Given the expense, council is first asking the region’s community safety and well-being council – a committee comprising municipal representatives, area police and paramedics, and social services workers – to take a close look at the options.
Perth County Warden Rhonda Ehgoetz will also be part of a group at August’s Association of Municipalities of Ontario annual general meeting that is pushing the province to fund the school bus cameras.
More than 837,000 students travel in a school vehicle every school day in Ontario.
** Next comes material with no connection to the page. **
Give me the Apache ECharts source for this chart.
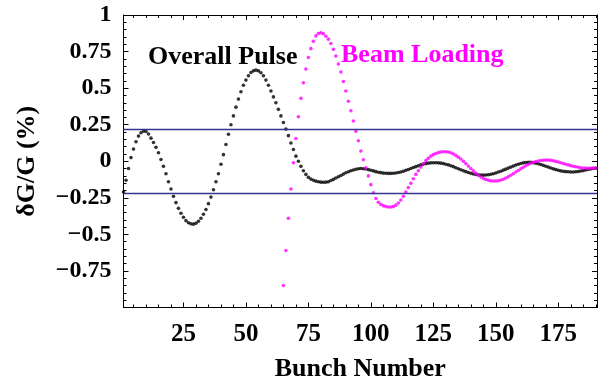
<!DOCTYPE html>
<html>
<head>
<meta charset="utf-8">
<script src="https://cdn.jsdelivr.net/npm/echarts@6/dist/echarts.min.js"></script>
<style>
html,body{margin:0;padding:0;background:#fff;}
#chart{width:598px;height:381px;}
</style>
</head>
<body>
<div id="chart"></div>
<script>
// Bunch numbers (x values)
const bunches = [1,2,3,4,5,6,7,8,9,10,11,12,13,14,15,16,17,18,19,20,21,22,23,24,25,26,27,28,29,30,
31,32,33,34,35,36,37,38,39,40,41,42,43,44,45,46,47,48,49,50,51,52,53,54,55,56,57,58,59,60,
61,62,63,64,65,66,67,68,69,70,71,72,73,74,75,76,77,78,79,80,81,82,83,84,85,86,87,88,89,90,
91,92,93,94,95,96,97,98,99,100,101,102,103,104,105,106,107,108,109,110,111,112,113,114,115,116,117,118,119,120,
121,122,123,124,125,126,127,128,129,130,131,132,133,134,135,136,137,138,139,140,141,142,143,144,145,146,147,148,149,150,
151,152,153,154,155,156,157,158,159,160,161,162,163,164,165,166,167,168,169,170,171,172,173,174,175,176,177,178,179,180,
181,182,183,184,185,186,187,188,189,190,191];

// Overall Pulse, dG/G (%) for bunches 1..191
const overallPulse = [
-0.21,-0.13,-0.05,0.025,0.083,0.133,0.172,0.195,0.206,0.203,
0.186,0.158,0.128,0.095,0.058,0.012,-0.035,-0.085,-0.14,-0.19,
-0.24,-0.283,-0.322,-0.356,-0.383,-0.406,-0.42,-0.428,-0.43,-0.424,
-0.41,-0.39,-0.362,-0.33,-0.29,-0.245,-0.195,-0.14,-0.085,-0.02,
0.045,0.115,0.185,0.25,0.31,0.37,0.425,0.475,0.52,0.555,
0.585,0.607,0.618,0.623,0.618,0.605,0.585,0.555,0.52,0.48,
0.44,0.40,0.355,0.31,0.265,0.22,0.175,0.125,0.08,0.035,
0.0,-0.035,-0.065,-0.09,-0.11,-0.122,-0.13,-0.136,-0.14,-0.143,
-0.144,-0.143,-0.14,-0.132,-0.124,-0.115,-0.106,-0.097,-0.088,-0.079,
-0.072,-0.065,-0.06,-0.055,-0.051,-0.05,-0.051,-0.053,-0.057,-0.062,
-0.066,-0.071,-0.075,-0.078,-0.081,-0.082,-0.083,-0.083,-0.082,-0.08,
-0.077,-0.073,-0.068,-0.062,-0.056,-0.05,-0.043,-0.037,-0.031,-0.025,
-0.02,-0.016,-0.013,-0.011,-0.01,-0.01,-0.011,-0.013,-0.016,-0.02,
-0.025,-0.031,-0.037,-0.044,-0.051,-0.058,-0.065,-0.071,-0.077,-0.082,
-0.087,-0.09,-0.093,-0.094,-0.095,-0.094,-0.092,-0.089,-0.085,-0.08,
-0.074,-0.068,-0.061,-0.054,-0.047,-0.04,-0.033,-0.026,-0.02,-0.015,
-0.011,-0.009,-0.008,-0.008,-0.01,-0.013,-0.017,-0.022,-0.028,-0.034,
-0.04,-0.046,-0.052,-0.057,-0.062,-0.066,-0.069,-0.071,-0.072,-0.073,
-0.073,-0.072,-0.07,-0.067,-0.064,-0.06,-0.056,-0.053,-0.05,-0.048,
-0.047];

// Beam Loading, dG/G (%) for bunches 65..191
const beamLoadingBunches = bunches.slice(64);
const beamLoading = [
-0.85,-0.61,-0.39,-0.19,-0.01,0.156,0.304,0.43,0.536,0.63,
0.709,0.77,0.82,0.857,0.873,0.878,0.872,0.855,0.835,0.805,
0.765,0.72,0.665,0.61,0.545,0.48,0.41,0.345,0.275,0.205,
0.14,0.07,0.01,-0.045,-0.10,-0.16,-0.215,-0.255,-0.28,-0.295,
-0.305,-0.31,-0.313,-0.313,-0.31,-0.30,-0.285,-0.265,-0.24,-0.21,
-0.18,-0.15,-0.12,-0.09,-0.065,-0.04,-0.015,0.005,0.02,0.035,
0.045,0.053,0.059,0.063,0.065,0.065,0.063,0.058,0.05,0.04,
0.028,0.015,0.0,-0.016,-0.033,-0.05,-0.066,-0.082,-0.096,-0.108,
-0.118,-0.125,-0.13,-0.134,-0.135,-0.135,-0.133,-0.129,-0.123,-0.115,
-0.106,-0.096,-0.085,-0.074,-0.063,-0.052,-0.041,-0.031,-0.022,-0.014,
-0.007,-0.002,0.002,0.005,0.007,0.008,0.008,0.006,0.003,-0.001,
-0.005,-0.01,-0.015,-0.02,-0.025,-0.03,-0.034,-0.038,-0.041,-0.044,
-0.046,-0.047,-0.048,-0.048,-0.047,-0.046,-0.045];

// Tolerance lines
const toleranceLevels = [0.22, -0.22];

// Ticks
const xLabelTicks = [25, 50, 75, 100, 125, 150, 175];
const xMinorTicks = [5,10,15,20,30,35,40,45,55,60,65,70,80,85,90,95,105,110,115,120,130,135,140,145,155,160,165,170,180,185,190];
const yLabelValues = [1, 0.75, 0.5, 0.25, 0, -0.25, -0.5, -0.75];

const FONT = '"Liberation Serif", "Times New Roman", serif';

const chart = echarts.init(document.getElementById('chart'), null, {renderer: 'canvas'});

function fmtY(v) {
  const r = Math.round(v * 100) / 100;
  if (!yLabelValues.some(t => Math.abs(t - r) < 1e-9)) return '';
  if (r === 0) return '0';
  const s = String(Math.abs(r));
  return (r < 0 ? '\u2212' : '') + s;
}

const axisLineStyle = {show: true, onZero: false, lineStyle: {color: '#000', width: 1}};

const xCommon = {
  type: 'value', min: 1, max: 190.5,
  splitLine: {show: false},
  axisLine: axisLineStyle
};

const option = {
  animation: false,
  backgroundColor: '#fff',
  grid: {left: 123.5, right: 1, top: 15, bottom: 73.5, containLabel: false, outerBoundsMode: 'none'},
  xAxis: [
    Object.assign({}, xCommon, {
      position: 'bottom',
      name: 'Bunch Number', nameLocation: 'middle', nameGap: 49,
      nameTextStyle: {fontFamily: FONT, fontWeight: 'bold', fontSize: 26, color: '#000'},
      axisTick: {show: true, inside: true, length: 5, customValues: xLabelTicks, lineStyle: {color: '#000'}},
      axisLabel: {show: true, customValues: xLabelTicks, margin: 15, fontFamily: FONT, fontWeight: 'bold', fontSize: 25, color: '#000'}
    }),
    Object.assign({}, xCommon, {
      position: 'bottom',
      axisTick: {show: true, inside: true, length: 3, customValues: xMinorTicks, lineStyle: {color: '#000'}},
      axisLabel: {show: false}
    }),
    Object.assign({}, xCommon, {
      position: 'top',
      axisTick: {show: true, inside: true, length: 5, customValues: xLabelTicks, lineStyle: {color: '#000'}},
      axisLabel: {show: false}
    }),
    Object.assign({}, xCommon, {
      position: 'top',
      axisTick: {show: true, inside: true, length: 3, customValues: xMinorTicks, lineStyle: {color: '#000'}},
      axisLabel: {show: false}
    })
  ],
  yAxis: [
    {
      type: 'value', min: -1, max: 1, interval: 0.25, position: 'left',
      name: '\u03b4G/G (%)', nameLocation: 'middle', nameGap: 83, nameRotate: 90,
      nameTextStyle: {fontFamily: FONT, fontWeight: 'bold', fontSize: 26, color: '#000'},
      axisLine: axisLineStyle,
      axisTick: {show: true, inside: true, length: 5, lineStyle: {color: '#000'}},
      minorTick: {show: true, splitNumber: 5, length: 3, lineStyle: {color: '#000'}},
      splitLine: {show: false},
      axisLabel: {show: true, margin: 12, formatter: fmtY, fontFamily: FONT, fontWeight: 'bold', fontSize: 24, color: '#000'}
    },
    {
      type: 'value', min: -1, max: 1, interval: 0.25, position: 'right',
      axisLine: axisLineStyle,
      axisTick: {show: true, inside: true, length: 5, lineStyle: {color: '#000'}},
      minorTick: {show: true, splitNumber: 5, length: 3, lineStyle: {color: '#000'}},
      splitLine: {show: false},
      axisLabel: {show: false}
    }
  ],
  series: [
    {
      name: 'Overall Pulse', type: 'scatter', xAxisIndex: 0, yAxisIndex: 0,
      symbol: 'circle', symbolSize: 3.6,
      itemStyle: {color: '#000'},
      data: bunches.map((b, i) => [b, overallPulse[i]]),
      markLine: {
        silent: true, symbol: 'none', label: {show: false},
        lineStyle: {color: '#34348c', width: 1.3, type: 'solid'},
        data: toleranceLevels.map(v => ({yAxis: v}))
      }
    },
    {
      name: 'Beam Loading', type: 'scatter', xAxisIndex: 0, yAxisIndex: 0,
      symbol: 'circle', symbolSize: 3.6,
      itemStyle: {color: '#ff00ff'},
      data: beamLoadingBunches.map((b, i) => [b, beamLoading[i]])
    }
  ],
  graphic: [
    {type: 'text', left: 148, top: 44, style: {text: 'Overall Pulse', fill: '#000', font: 'bold 26px ' + FONT}},
    {type: 'text', left: 341, top: 42, style: {text: 'Beam Loading', fill: '#ff00ff', font: 'bold 26px ' + FONT}}
  ]
};

chart.setOption(option);
</script>
</body>
</html>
Injuries and fatalities, which are rare, happen more often outside the school bus as students are boarding and leaving the bus or crossing the street.
School bus safety received provincial attention when former Chatham-Kent MPP Pat Hoy introduced a bill allowing police to charge the driver and the owner of the vehicle following the 1997 death of 17-year-old high school student, who was struck by an oncoming car while attempting to board a school bus on Highway 3.
Rick Nicholls, MPP for Chatham-Kent-Leamington, introduced a private member’s bill to get stop-arm cameras on school buses and allow video evidence to be used in court, but it was defeated in 2017.